ARE you sure you're a Filipino if you don't know what chismis is?
Contrary to popular belief, there is something that travels faster than light. Scientists and scholars alike may think that that statement is false, but if they sat down with my family in a reunion, the notion would not be contested. It is the oldest profession here in the Philippines, passed on by middle-aged women wearing sundresses with curlers on their hairs. Chismis may sound fun, but, for the longest time already, chismis has been an essential product of only one thing in the Philippines: the proliferation of fake news.
Here in Cebu, the seemingly frontliner in the fight against fake news is our governor Gwen Garcia. She has made rounds this year with her vicious attempts to combat online trolls and social media dummies. In her peak, she made a man kneel down in front of the camera in an apology for a joke to kill her. Photographs usually depict her with her hair unkempt, mouth open, and a lecturing finger raised. Netizens like to portray her as a mad woman.
But what's with all the crazy, anyways?
The seemingly genetically passed culture of chismis is a stain within our people. Filipinos are known for their hospitality, but they are also a very trusting people. There is a thirst for knowledge innate in every man, whether they like it or not, but the knowledge they receive may sometimes not be beneficial. This idea that we must accept everything we believe and spread it to others, even with the precaution that it might be false, is undeniably toxic. This is made even worse with the presence of social media. People used to cup their hands over their mouths to avoid people hearing gossip. Twitter and Facebook don't have that option. Now people who can fabricate information have a platform to spread it to others. And that's everyone.

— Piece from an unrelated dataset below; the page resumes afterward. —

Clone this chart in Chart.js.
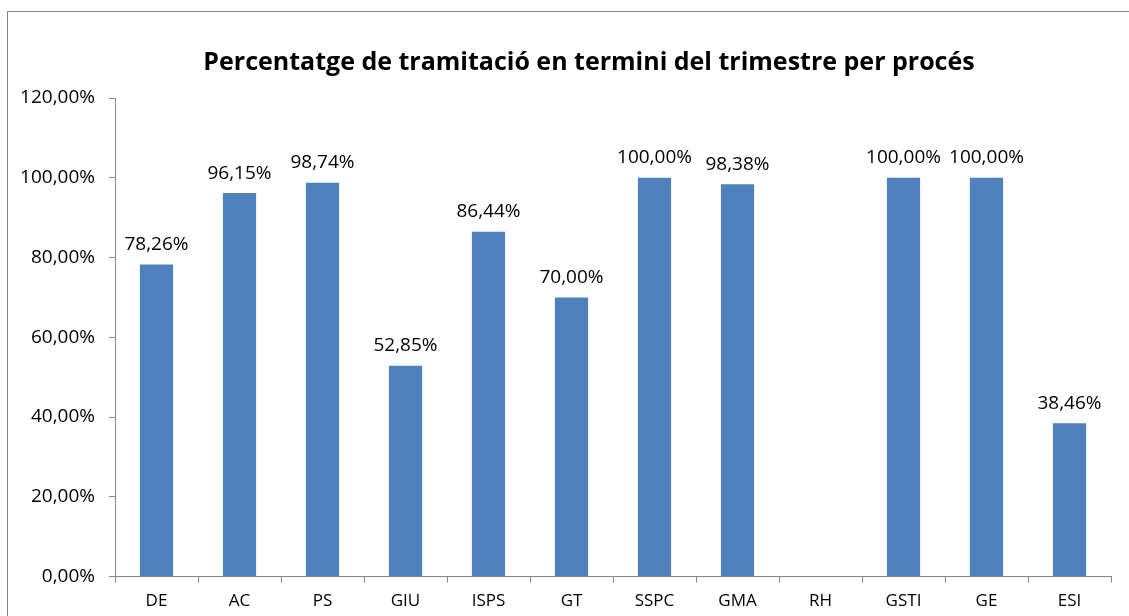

Fake news may seem harmless at surface level, but it can grow into a much more insidious cause. Oxford University released a study that found that Duterte's campaign spent $20,000 on internet trolls to spread misinformation in his favor. Fake news in most cases, however, aren't paid for nor does it favor a specific person. Fake news damages people's reputations -- big or small (refer to People vs. Santos, Ressa, and Rappler).
This is why fake news is such a big deal. It's not just because it harms people and drives corrupt motives, but also because it is so widely accepted already. Our culture allows for fake news to proliferate, and that is why governments are putting so much effort to quash it. Especially now when Filipinos are so scared, it's so easy for them to believe that "Covid-19 isn't as bad as you think" or that "a vaccine is coming soon." It's so easy for them to doubt information that they would rather not hear, even from verifiable sources. The culture of chismis has disrupted the relationship between audience and media.
The need for accurate and real information is pivotal at a time of confusion like this. So in what other method should the government be enforcing these policies on a people who are so accustomed to spreading chismis if not for crazy?
The only way to unlearn a culture, however, is through strict application. Having temporary restrictions with no long-term repercussion for fake news will only improve the situation at present but will risk a relapse in the future. Information is meant to be used for sustainable development thus the rules around it must do the same. The government must include proper information consumption and production in their policies. Commendable examples would be the imposed Media and Information Literacy subject in senior high and Cebu's one-year jail time for fake news posters.
The government must also have their own outlets to provide not just accurate but also regular and valuable information. Their outlets must follow a pattern that is digestible for the masses, especially when it comes to numerical data that may be hard to interpret. They must also be accepting of criticism, complaints, and questions to their line of dissemination. Moreover, the information they give must contain a delicacy in them -- a sense of hope in these hopeless times.
The culture of chismis has plagued us all. To stop the spread of fake news won't be easy and sudden. We will have to go through a long and rocky road to get there. With the proper enforcement and use of knowledge and skill, however, we may be able to combat that and finally, finally, finally understand what Gwen Garcia has been jabbering about this whole year.